The evolution of wealth management technology has reached an inflection point where isolated point solutions and brittle, manual processes are no longer tenable for institutional RIAs. The imperative for real-time, high-quality data has escalated dramatically, particularly in burgeoning domains like Environmental, Social, and Governance (ESG) investing. Historically, data aggregation within financial institutions was a fragmented affair, relying heavily on batch processing, manual CSV uploads, and bespoke scripts that often broke under the weight of schema changes or increased data volumes. This legacy approach fostered data silos, introduced significant latency, and severely hampered the ability of investment operations to provide timely, accurate, and comprehensive insights to portfolio managers, compliance teams, and ultimately, clients. The architecture presented here, leveraging GCP Dataflow for ESG data aggregation, signifies a profound shift from a reactive, labor-intensive data management paradigm to a proactive, automated, and scalable intelligence vault. This is not merely an IT upgrade; it is a strategic repositioning of the firm's data capabilities as a core competitive advantage.

The specific pain points addressed by this cloud-native ETL architecture are legion and deeply felt within investment operations. Firstly, the sheer volume and velocity of ESG data from multiple providers like Sustainalytics and MSCI present a formidable challenge. Each provider has unique data models, update frequencies, and delivery mechanisms (APIs, SFTP, flat files), making standardization and aggregation a monumental task for human operators. Manual data wrangling inevitably leads to errors, inconsistencies, and significant delays, compromising data integrity and delaying critical investment decisions. Secondly, the lack of a centralized, normalized data lake means that different departments might be working with disparate versions of the 'truth,' leading to reconciliation nightmares and a lack of a unified analytical perspective. This architecture directly confronts these issues by automating the extraction, transformation, and loading (ETL) process, ensuring data consistency, reducing operational risk, and freeing up highly skilled personnel from mundane data janitorial tasks to focus on higher-value analytical work.
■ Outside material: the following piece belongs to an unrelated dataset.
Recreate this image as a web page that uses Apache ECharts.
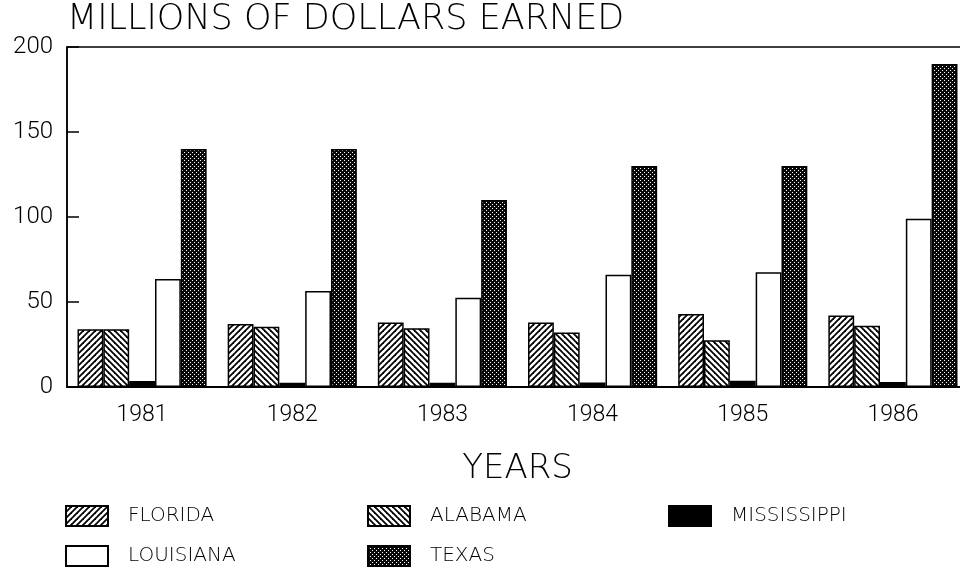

It transforms a complex, error-prone workflow into a resilient, self-healing data pipeline.

The 'why now' for adopting such an architecture is multifaceted and compelling. Regulatory pressures, particularly around ESG disclosures and sustainable finance initiatives, are intensifying globally, demanding auditable, transparent, and consistent data reporting. Client demand for ESG-integrated portfolios and transparent impact reporting is also soaring, making robust ESG data capabilities a client retention and acquisition imperative. Concurrently, cloud platforms like Google Cloud Platform (GCP) have matured significantly, offering enterprise-grade services that are not only powerful and scalable but also increasingly cost-effective through their pay-as-you-go models and managed services. The advent of serverless computing (Cloud Functions) and fully managed data processing engines (Dataflow) eliminates the undifferentiated heavy lifting of infrastructure management, allowing RIAs to focus their resources on data strategy and actionable insights. This architecture is not merely an operational improvement; it is a foundational layer for future innovation, enabling advanced analytics, machine learning, and AI capabilities that will define the next generation of institutional wealth management.
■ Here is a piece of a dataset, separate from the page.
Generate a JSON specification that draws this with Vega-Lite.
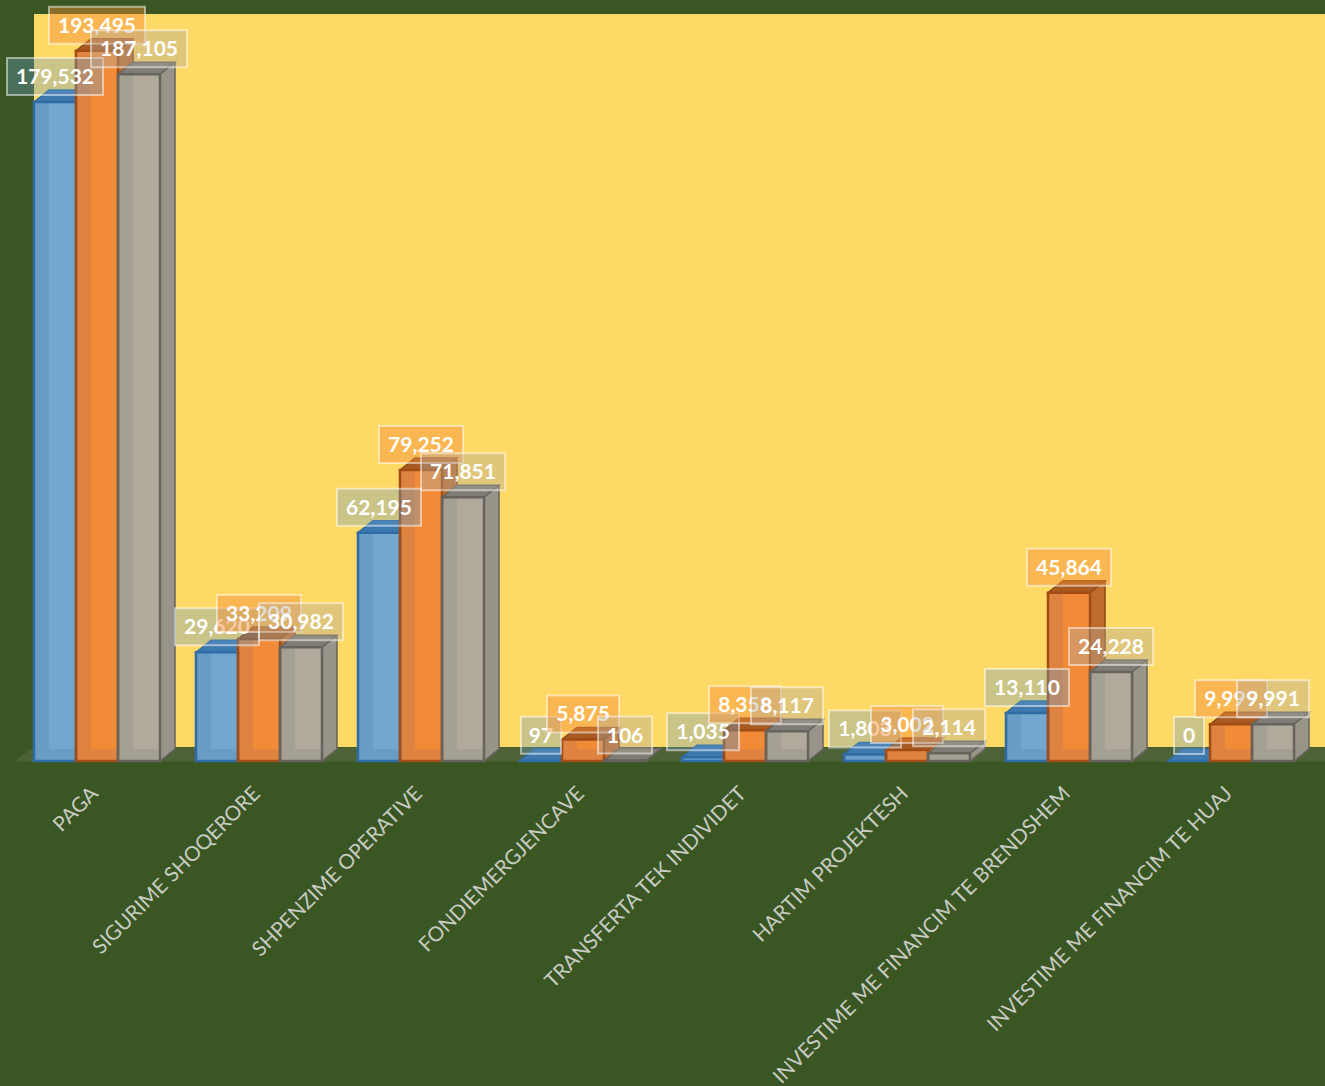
{"$schema":"https://vega.github.io/schema/vega-lite/v6.json","width":1291,"height":733,"autosize":"none","padding":{"left":34,"top":14,"right":0,"bottom":339},"background":"#3A5623","config":{"view":{"stroke":null,"fill":"#FFD966"}},
"data":{"values":[
{"cat":"PAGA","s":"A","v":179532},{"cat":"PAGA","s":"B","v":193495},{"cat":"PAGA","s":"C","v":187105},
{"cat":"SIGURIME SHOQERORE","s":"A","v":29620},{"cat":"SIGURIME SHOQERORE","s":"B","v":33209},{"cat":"SIGURIME SHOQERORE","s":"C","v":30982},
{"cat":"SHPENZIME OPERATIVE","s":"A","v":62195},{"cat":"SHPENZIME OPERATIVE","s":"B","v":79252},{"cat":"SHPENZIME OPERATIVE","s":"C","v":71851},
{"cat":"FONDIEMERGJENCAVE","s":"A","v":97},{"cat":"FONDIEMERGJENCAVE","s":"B","v":5875},{"cat":"FONDIEMERGJENCAVE","s":"C","v":106},
{"cat":"TRANSFERTA TEK INDIVIDET","s":"A","v":1035},{"cat":"TRANSFERTA TEK INDIVIDET","s":"B","v":8358},{"cat":"TRANSFERTA TEK INDIVIDET","s":"C","v":8117},
{"cat":"HARTIM PROJEKTESH","s":"A","v":1803},{"cat":"HARTIM PROJEKTESH","s":"B","v":3002},{"cat":"HARTIM PROJEKTESH","s":"C","v":2114},
{"cat":"INVESTIME ME FINANCIM TE BRENDSHEM","s":"A","v":13110},{"cat":"INVESTIME ME FINANCIM TE BRENDSHEM","s":"B","v":45864},{"cat":"INVESTIME ME FINANCIM TE BRENDSHEM","s":"C","v":24228},
{"cat":"INVESTIME ME FINANCIM TE HUAJ","s":"A","v":0},{"cat":"INVESTIME ME FINANCIM TE HUAJ","s":"B","v":9999},{"cat":"INVESTIME ME FINANCIM TE HUAJ","s":"C","v":9991}
]},
"transform":[{"calculate":"length(format(datum.v,','))","as":"n"},{"calculate":"39+42*indexof(['A','B','C'],datum.s)","as":"g"},{"calculate":"datum.g","as":"o"}],
"encoding":{
"x":{"field":"cat","type":"nominal","sort":null,"title":null,"scale":{"range":[-18,1291],"paddingInner":0,"paddingOuter":0.04,"align":0},
"axis":{"labelAngle":-45,"labelAlign":"right","labelBaseline":"top","labelFont":"Lato","labelFontSize":20.5,"labelColor":"#C8CCC3","labelLimit":900,"labelPadding":29,"labelOffset":-9,"labelOverlap":false,"labelBound":false,"labelFlush":false,"ticks":false,"domainColor":"#4E6238","domainWidth":14,"offset":7,"grid":false}},
"xOffset":{"field":"o","type":"quantitative","scale":{"domain":[0,162],"range":[0,162]}},
"y":{"field":"v","type":"quantitative","title":null,"axis":null,"scale":{"domain":[0,203500],"nice":false,"zero":true,"range":[747,0]}}
},
"resolve":{"scale":{"fill":"independent","stroke":"independent"}},
"layer":[
{"transform":[{"filter":"datum.cat==='PAGA'&&datum.s==='A'"}],"mark":{"type":"point","filled":true,"opacity":1,"size":4,"shape":"M-42,-15 L-21,-15 L-21,-14 L-41,0 L-42,0 Z","stroke":null},"encoding":{"y":{"datum":0},"fill":{"value":"#3A5623"}}},
{"transform":[{"calculate":"datum.g+22.5","as":"o"}],"mark":{"type":"bar","width":3,"yOffset":-1.2},"encoding":{"fill":{"field":"s","legend":null,"scale":{"domain":["A","B","C"],"range":["#5F8DB5","#BE6A2C","#98948A"]}}}},
{"transform":[{"calculate":"datum.g+25.5","as":"o"}],"mark":{"type":"bar","width":3,"yOffset":-3.6},"encoding":{"fill":{"field":"s","legend":null,"scale":{"domain":["A","B","C"],"range":["#5F8DB5","#BE6A2C","#98948A"]}}}},
{"transform":[{"calculate":"datum.g+28.5","as":"o"}],"mark":{"type":"bar","width":3,"yOffset":-6},"encoding":{"fill":{"field":"s","legend":null,"scale":{"domain":["A","B","C"],"range":["#5F8DB5","#BE6A2C","#98948A"]}}}},
{"transform":[{"calculate":"datum.g+31.5","as":"o"}],"mark":{"type":"bar","width":3,"yOffset":-8.4},"encoding":{"fill":{"field":"s","legend":null,"scale":{"domain":["A","B","C"],"range":["#5F8DB5","#BE6A2C","#98948A"]}}}},
{"transform":[{"calculate":"datum.g+34.5","as":"o"}],"mark":{"type":"bar","width":3,"yOffset":-10.8},"encoding":{"fill":{"field":"s","legend":null,"scale":{"domain":["A","B","C"],"range":["#5F8DB5","#BE6A2C","#98948A"]}}}},
{"transform":[{"calculate":"datum.g+36","as":"o"}],"mark":{"type":"bar","width":1.5,"yOffset":-12},"encoding":{"fill":{"field":"s","legend":null,"scale":{"domain":["A","B","C"],"range":["#2F6CA3","#8F4A18","#66635C"]}}}},
{"mark":{"type":"point","filled":false,"opacity":1,"size":4,"shape":"M21,0 L36,-12","strokeWidth":1.5},"encoding":{"y":{"datum":0},"stroke":{"field":"s","legend":null,"scale":{"domain":["A","B","C"],"range":["#2F6CA3","#8F4A18","#66635C"]}}}},
{"mark":{"type":"point","filled":true,"opacity":1,"size":4,"shape":"M-21,0 L-6,-12 L36,-12 L21,0 Z","strokeWidth":1.5},"encoding":{"fill":{"field":"s","legend":null,"scale":{"domain":["A","B","C"],"range":["#3D78AE","#A85A22","#7E7C74"]}},"stroke":{"field":"s","legend":null,"scale":{"domain":["A","B","C"],"range":["#2F6CA3","#8F4A18","#66635C"]}}}},
{"mark":{"type":"bar","width":42},"encoding":{"fill":{"field":"s","legend":null,"scale":{"domain":["A","B","C"],"range":["#6A9DC6","#DE8440","#A5A094"]}}}},
{"transform":[{"filter":"datum.v>3300"},{"calculate":"datum.g+7.5","as":"o"}],"mark":{"type":"bar","width":27,"y2Offset":-12},"encoding":{"y2":{"datum":0},"fill":{"field":"s","legend":null,"scale":{"domain":["A","B","C"],"range":["#74A7D0","#F28B38","#B1AA9C"]}}}},
{"mark":{"type":"bar","width":42,"fillOpacity":0,"strokeWidth":2.5},"encoding":{"stroke":{"field":"s","legend":null,"scale":{"domain":["A","B","C"],"range":["#2F6CA3","#A04C14","#66635C"]}}}},
{"transform":[{"filter":"datum.s==='A'"}],"mark":{"type":"point","filled":true,"opacity":1,"fillOpacity":0.35,"size":4,"stroke":"#FFFFFF","strokeOpacity":0.5,"strokeWidth":2,"yOffset":-25.5},"encoding":{"fill":{"value":"#6A9DC6"},"shape":{"field":"n","type":"nominal","legend":null,"scale":{"domain":[1,2,3,5,6,7],"range":["M-15,-18.5 H15 V18.5 H-15 Z","M-20,-18.5 H20 V18.5 H-20 Z","M-27,-18.5 H27 V18.5 H-27 Z","M-36,-18.5 H36 V18.5 H-36 Z","M-42,-18.5 H42 V18.5 H-42 Z","M-48,-18.5 H48 V18.5 H-48 Z"]}}}},
{"transform":[{"filter":"datum.s==='A'"}],"mark":{"type":"text","font":"Lato","fontWeight":"bold","fontSize":21,"fill":"#FFFFFF","baseline":"middle","align":"center","yOffset":-24},"encoding":{"text":{"field":"v","type":"quantitative","format":","}}},
{"transform":[{"filter":"datum.s==='B'"}],"mark":{"type":"point","filled":true,"opacity":1,"fillOpacity":0.45,"size":4,"stroke":"#FFFFFF","strokeOpacity":0.5,"strokeWidth":2,"yOffset":-25.5},"encoding":{"fill":{"value":"#F28B38"},"shape":{"field":"n","type":"nominal","legend":null,"scale":{"domain":[1,2,3,5,6,7],"range":["M-15,-18.5 H15 V18.5 H-15 Z","M-20,-18.5 H20 V18.5 H-20 Z","M-27,-18.5 H27 V18.5 H-27 Z","M-36,-18.5 H36 V18.5 H-36 Z","M-42,-18.5 H42 V18.5 H-42 Z","M-48,-18.5 H48 V18.5 H-48 Z"]}}}},
{"transform":[{"filter":"datum.s==='B'"}],"mark":{"type":"text","font":"Lato","fontWeight":"bold","fontSize":21,"fill":"#FFFFFF","baseline":"middle","align":"center","yOffset":-24},"encoding":{"text":{"field":"v","type":"quantitative","format":","}}},
{"transform":[{"filter":"datum.s==='C'"}],"mark":{"type":"point","filled":true,"opacity":1,"fillOpacity":0.4,"size":4,"stroke":"#FFFFFF","strokeOpacity":0.5,"strokeWidth":2,"yOffset":-25.5},"encoding":{"fill":{"value":"#B1AA9C"},"shape":{"field":"n","type":"nominal","legend":null,"scale":{"domain":[1,2,3,5,6,7],"range":["M-15,-18.5 H15 V18.5 H-15 Z","M-20,-18.5 H20 V18.5 H-20 Z","M-27,-18.5 H27 V18.5 H-27 Z","M-36,-18.5 H36 V18.5 H-36 Z","M-42,-18.5 H42 V18.5 H-42 Z","M-48,-18.5 H48 V18.5 H-48 Z"]}}}},
{"transform":[{"filter":"datum.s==='C'"}],"mark":{"type":"text","font":"Lato","fontWeight":"bold","fontSize":21,"fill":"#FFFFFF","baseline":"middle","align":"center","yOffset":-24},"encoding":{"text":{"field":"v","type":"quantitative","format":","}}}
]}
Legacy Processing: The Operational Quagmire

Historically, the ingestion and processing of external data feeds like ESG involved a manual, brittle, and highly inefficient workflow. Investment operations teams would often rely on scheduled SFTP downloads, email attachments, or even direct website scraping, followed by laborious manual parsing of CSVs or flat files. Data cleansing and normalization were performed using spreadsheets or rudimentary scripts, leading to inconsistencies and errors. Aggregation across multiple providers was a bespoke, human-driven effort, often resulting in conflicting data points and delayed insights. This batch-oriented approach introduced significant latency, typically T+1 or worse, making real-time analysis impossible and reactive decision-making the norm. The infrastructure was often on-premise, requiring substantial capital expenditure and ongoing maintenance, scaling only through painful hardware upgrades. Security, auditability, and lineage were often afterthoughts, making compliance a constant struggle. This paradigm was characterized by high operational risk, limited scalability, and an inability to adapt to evolving data requirements.
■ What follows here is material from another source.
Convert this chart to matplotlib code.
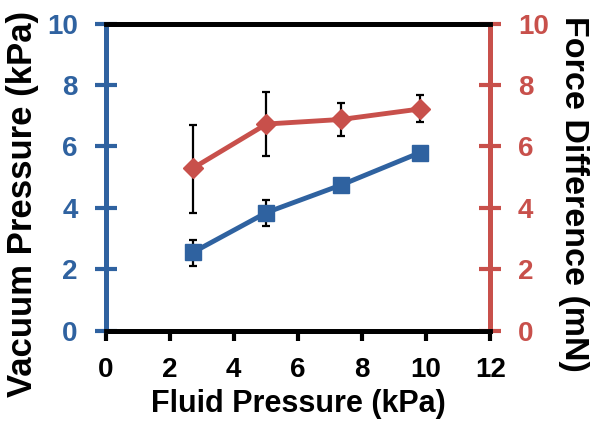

Modern Cloud-Native Engine: The Intelligence Vault Blueprint

The proposed architecture represents a quantum leap in data management, establishing a robust, automated, and scalable 'Intelligence Vault.' At its core, it leverages an API-first philosophy, directly integrating with provider endpoints for real-time or near real-time data extraction. The entire ETL pipeline is orchestrated and executed on a serverless, managed cloud platform (GCP), eliminating infrastructure overhead. Data cleansing, normalization, and aggregation are performed by powerful, auto-scaling services like Cloud Dataflow, ensuring data quality and consistency across diverse sources. The output is loaded into a centralized, highly available, and cost-effective data lake (Cloud Storage), serving as a single source of truth. This modern approach enables low-latency data availability, supporting T+0 decision-making and empowering advanced analytics. Security, data governance, auditability, and lineage are built-in features of the cloud platform, simplifying compliance. The architecture is inherently scalable, adapting effortlessly to increased data volumes and new data sources without manual intervention, positioning the RIA for future growth and competitive advantage.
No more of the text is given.